Surviving master records
Merging records using tRuleSurvivorship
Once you estimated duplicates and possible duplicates that are grouped together, you can use the tRuleSurvivorship component to create a single representation for each group of duplicates using the best-of-breed data. This representation is called a survivor.
For an example of how to create a clean data set from the suspect pairs labeled by tMatchPredict and the unique rows computed by tMatchPairing, see https://help.talend.com/en-US/data-matching/8.0/tmatchmodel.
Using Talend Data Stewardship for clerical review and merging records
You can add merging campaigns in Talend Data Stewardship to review and modify survivorship rules, create master records and merge data.

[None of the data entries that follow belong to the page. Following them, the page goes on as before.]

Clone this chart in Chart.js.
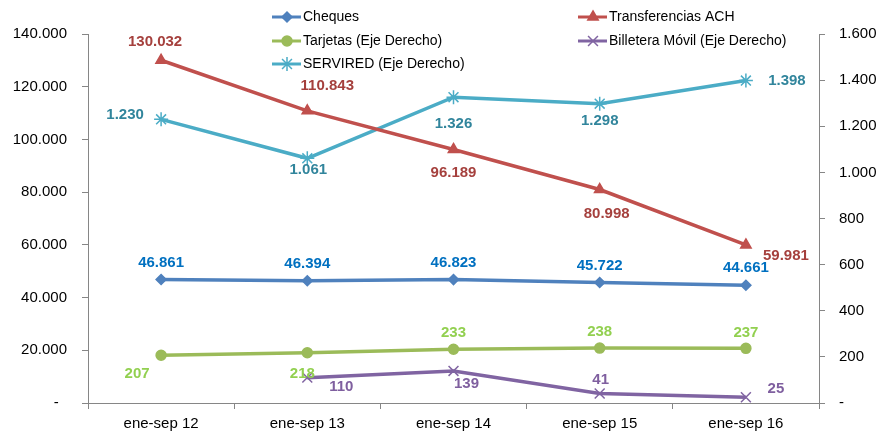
<!DOCTYPE html>
<html>
<head>
<meta charset="utf-8">
<script src="https://cdn.jsdelivr.net/npm/chart.js@4/dist/chart.umd.min.js"></script>
<style>
  html, body { margin: 0; padding: 0; background: #fff; }
  #wrap { width: 879px; height: 437px; }
</style>
</head>
<body>
<div id="wrap"><canvas id="chart" width="879" height="437"></canvas></div>
<script>
var Periodos = ["ene-sep 12", "ene-sep 13", "ene-sep 14", "ene-sep 15", "ene-sep 16"];
var Cheques = [46861, 46394, 46823, 45722, 44661];
var TransferenciasACH = [130032, 110843, 96189, 80998, 59981];
var Tarjetas = [207, 218, 233, 238, 237];
var Billetera = [null, 110, 139, 41, 25];
var Servired = [1230, 1061, 1326, 1298, 1398];

var FONT = "'Liberation Sans', Arial, sans-serif";
var AXIS_GRAY = "#868686";

function Miles(v){
	if (v === 0) return "-";
	return String(v).replace(/\B(?=(\d{3})+(?!\d))/g, ".");
}

// etiquetas de datos con desplazamiento por punto
var etiquetas = {
	id: "etiquetas",
	afterDatasetsDraw: function(chart){
		var ctx = chart.ctx;
		ctx.save();
		ctx.font = "bold 15px " + FONT;
		ctx.textAlign = "center";
		ctx.textBaseline = "middle";
		chart.data.datasets.forEach(function(ds, i){
			var meta = chart.getDatasetMeta(i);
			ctx.fillStyle = ds.labelColor;
			meta.data.forEach(function(pt, j){
				var v = ds.data[j];
				if (v === null || v === undefined) return;
				var off = ds.labelOffset[j];
				ctx.fillText(Miles(v), pt.x + off[0], pt.y + off[1]);
			});
		});
		ctx.restore();
	}
};

// leyenda en dos columnas
var leyenda = {
	id: "leyenda",
	afterDraw: function(chart){
		var ctx = chart.ctx;
		var pos = [[272, 17], [578, 17], [272, 41], [578, 41], [272, 64]];
		ctx.save();
		ctx.font = "14px " + FONT;
		ctx.textBaseline = "middle";
		ctx.textAlign = "left";
		chart.data.datasets.forEach(function(ds, i){
			var p = pos[i];
			ctx.strokeStyle = ds.borderColor;
			ctx.lineWidth = 3;
			ctx.beginPath();
			ctx.moveTo(p[0], p[1]);
			ctx.lineTo(p[0] + 29, p[1]);
			ctx.stroke();
			ctx.fillStyle = ds.borderColor;
			ctx.lineWidth = 1.5;
			Chart.helpers.drawPoint(ctx, {
				pointStyle: ds.pointStyle,
				radius: ds.pointRadius,
				borderWidth: 1.5,
				rotation: 0
			}, p[0] + 15, p[1]);
			ctx.fillStyle = "#000";
			ctx.fillText(ds.label, p[0] + 31, p[1]);
		});
		ctx.restore();
	}
};

function Serie(label, data, color, labelColor, style, radius, eje, offsets){
	return {
		label: label,
		data: data,
		yAxisID: eje,
		borderColor: color,
		backgroundColor: color,
		pointBackgroundColor: color,
		pointBorderColor: color,
		pointStyle: style,
		pointRadius: radius,
		pointBorderWidth: 1.5,
		borderWidth: 3.5,
		tension: 0,
		spanGaps: false,
		labelColor: labelColor,
		labelOffset: offsets
	};
}

new Chart(document.getElementById("chart"), {
	type: "line",
	data: {
		labels: Periodos,
		datasets: [
			Serie("Cheques", Cheques, "#4F81BD", "#0070C0", "rectRot", 5, "y",
				[[0,-17],[0,-17],[0,-17],[0,-17],[0,-17]]),
			Serie("Transferencias ACH", TransferenciasACH, "#C0504D", "#A5403D", "triangle", 6, "y",
				[[-6,-18],[20,-25],[0,23],[7,24],[40,11]]),
			Serie("Tarjetas (Eje Derecho)", Tarjetas, "#9BBB59", "#92D050", "circle", 5, "y1",
				[[-24,19],[-5,21],[0,-16],[0,-16],[0,-15]]),
			Serie("Billetera Móvil (Eje Derecho)", Billetera, "#8064A2", "#7F5F9F", "crossRot", 7, "y1",
				[[0,0],[34,9],[13,13],[1,-14],[30,-8]]),
			Serie("SERVIRED (Eje Derecho)", Servired, "#4BACC6", "#31859C", "star", 7, "y1",
				[[-36,-4],[1,12],[0,27],[0,17],[41,0]])
		]
	},
	options: {
		responsive: false,
		animation: false,
		layout: { padding: { top: 34, left: 0, right: 0, bottom: 0 } },
		plugins: {
			legend: { display: false },
			tooltip: { enabled: false },
			title: { display: false }
		},
		scales: {
			x: {
				offset: true,
				afterFit: function(s){ s.height = 34; },
				grid: {
					offset: true,
					drawOnChartArea: false,
					drawTicks: true,
					tickLength: 6,
					color: AXIS_GRAY
				},
				border: { color: AXIS_GRAY, width: 1 },
				ticks: { color: "#000", font: { family: FONT, size: 15 }, padding: 6, maxRotation: 0 }
			},
			y: {
				position: "left",
				min: 0,
				max: 140000,
				afterFit: function(s){ s.width = 88; },
				grid: { drawOnChartArea: false, drawTicks: true, tickLength: 6, color: AXIS_GRAY },
				border: { color: AXIS_GRAY, width: 1 },
				ticks: {
					stepSize: 20000,
					color: "#000",
					padding: 15,
					font: { family: FONT, size: 15 },
					callback: function(v){ return v === 0 ? "-  " : Miles(v); }
				}
			},
			y1: {
				position: "right",
				min: 0,
				max: 1600,
				afterFit: function(s){ s.width = 60; },
				grid: { drawOnChartArea: false, drawTicks: true, tickLength: 6, color: AXIS_GRAY },
				border: { color: AXIS_GRAY, width: 1 },
				ticks: {
					stepSize: 200,
					color: "#000",
					padding: 14,
					font: { family: FONT, size: 15 },
					callback: function(v){ return Miles(v); }
				}
			}
		}
	},
	plugins: [etiquetas, leyenda]
});
</script>
</body>
</html>
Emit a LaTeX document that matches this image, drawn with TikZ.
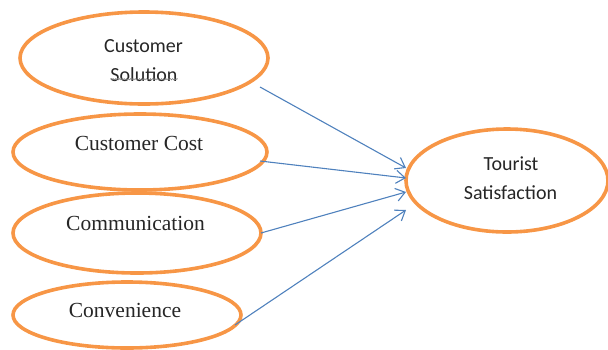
\documentclass[tikz,border=0pt]{standalone}
\usepackage{fontspec}
\setmainfont{Liberation Serif}
\newfontfamily\calib{Carlito}
\usetikzlibrary{shapes.geometric,arrows.meta,decorations.pathmorphing}
\definecolor{ovalorange}{HTML}{F79646}
\definecolor{arrowblue}{HTML}{4F81BD}
\tikzset{
  oval/.style={ellipse,draw=ovalorange,line width=3.6pt,inner sep=0pt,outer sep=0pt},
  sanslabel/.style={inner sep=0pt,font=\calib\fontsize{20}{24}\selectfont,text=black!85},
  seriflabel/.style={inner sep=0pt,font=\fontsize{21.5}{25}\selectfont,text=black!85},
  link/.style={draw=arrowblue,line width=1.1pt,-{Straight Barb[length=9pt,width=13pt,line width=1.1pt]}}
}
\begin{document}
\begin{tikzpicture}[x=1pt,y=-1pt]
\useasboundingbox (0,0) rectangle (608,349);
% ovals
\node[oval,minimum width=248pt,minimum height=92pt] (cs) at (144,58) {};
\node[oval,minimum width=254pt,minimum height=76pt] (cc) at (140,152) {};
\node[oval,minimum width=248pt,minimum height=80pt] (cm) at (137,233) {};
\node[oval,minimum width=228pt,minimum height=66pt] (cv) at (127,315) {};
\node[oval,minimum width=202pt,minimum height=103pt] (ts) at (507,180.5) {};
% labels
\node[sanslabel] (t1a) at (143.5,46) {Customer};
\node[sanslabel] (t1b) at (144,74.5) {Solution};
\draw[decorate,decoration={snake,amplitude=0.7pt,segment length=2.2pt},gray,line width=0.5pt]
  ([yshift=2.5pt]t1b.south west) -- ([yshift=2.5pt]t1b.south east);
\node[seriflabel] (t2) at (139,143) {Customer Cost};
\node[seriflabel] (t3) at (135.5,223) {Communication};
\node[seriflabel] (t4) at (125,310) {Convenience};
\node[sanslabel] (t5a) at (511,164) {Tourist};
\node[sanslabel] (t5b) at (510.5,192.5) {Satisfaction};
% connectors
\coordinate (s1) at ([shift={(116,29)}]cs.center);
\draw[link] (s1) -- ([shift={(-101,-12.5)}]ts.center);
\draw[link] ([shift={(120,9)}]cc.center) -- ([shift={(-101,-2.5)}]ts.center);
\draw[link] (cm.east) -- ([shift={(-101,11.5)}]ts.center);
\draw[link] ([shift={(108,10)}]cv.center) -- ([shift={(-101,29.5)}]ts.center);
\end{tikzpicture}
\end{document}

For further information on merging campaigns in Talend Data Stewardship, see Talend Data Stewardship Examples.
In Talend Data Stewardship, data stewards are business users in charge of resolving data stewardship tasks:- Classifying data by assigning a label chosen among a predefined list of arbitration choices.
- Merging several potential duplicate records into one single
record.
Merging tasks allow authorized data stewards to merge several potential duplicate source records into one single record (golden record). The outcome of a merging task is the golden record produced by data stewards.
For further information on merging tasks in Talend Data Stewardship, see Talend Data Stewardship Examples.
Source records can come from the same source (database deduplication) or different sources (databases reconciliation).